The tragedy lies mostly with the children, I think. They have been groomed from birth to be circus performers, no more and certainly no less. They are mostly illiterate, they have zero skills outside the tightrope or contortionist arenas, and they know nothing else. Watching a grandfather berate a toddler until she cries while attempting to do gymnastics moves is heartbreaking.
I guess for these people, in this situation, it’s a lot like the overbearing hockey parents here in Canada. Except that it’s a little more than that, because at least hockey parents have a bonkers, unrealistic goal of a child making millions of dollars and becoming famous. These parents, on the other hand, have the goal of turning their kids into faceless, penniless circus performers with no other life skills at all.
Watching Circo, in many ways, reminded me a lot of watching The Wrestler with Mickey Rourke. Both are stories about people who know only one thing in their whole lives, and don’t know how, or want to learn how, to do anything else. The only real difference is that one is fictional. Circo is a documentary about real people, a real circus, and real family problems.
Those family problems are at the heart of the story – the Ponce family has been doing this for years. Packing up their acrobats and animals and moving from town to town.
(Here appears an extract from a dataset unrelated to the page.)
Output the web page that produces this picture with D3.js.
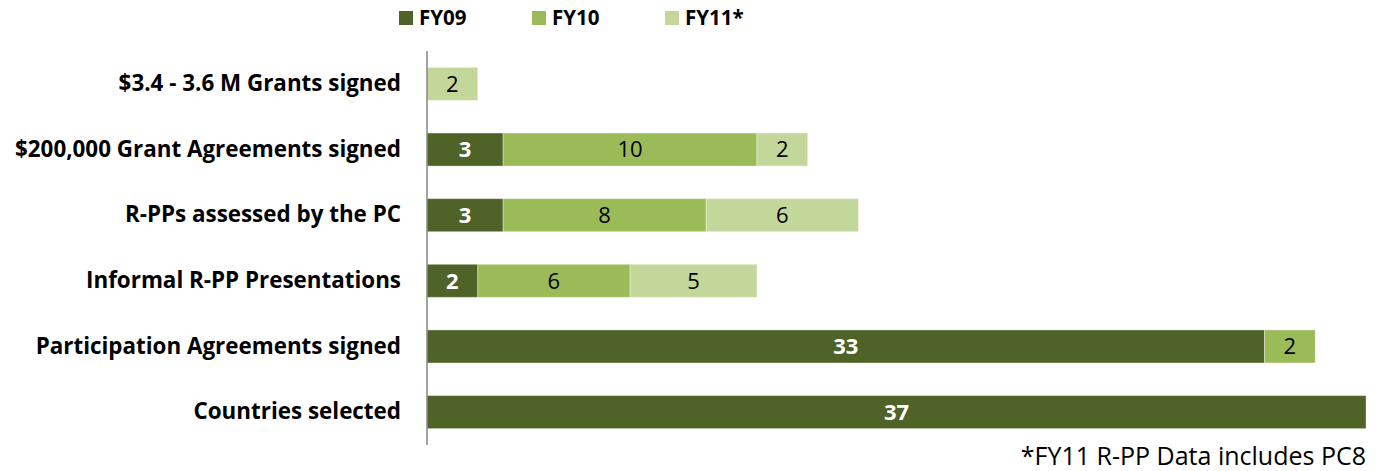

Clearly a hardscrabble existence, with some shows making money and some not, the family begins to come apart at the seams.
There’s a father who knows nothing but the circus, like his own father and his father before him. There is his wife, who came from the city and is therefore not accepted by everyone in the traveling troupe. And their kids, torn between mom’s desire for a stable life and financial security and dad’s single-minded determination to cling to a lifestyle that appears to be dying or, maybe, already dead.
All of this is fascinating, but it’s the camera that is the real star of this movie. Capturing the family’s difficult, hard-working existence in the middle of a wonderful Mexican countryside. The beauty of the land between towns as they pass by contrasted with the dirty conditions and poverty they encounter in the towns themselves is stark. It all works.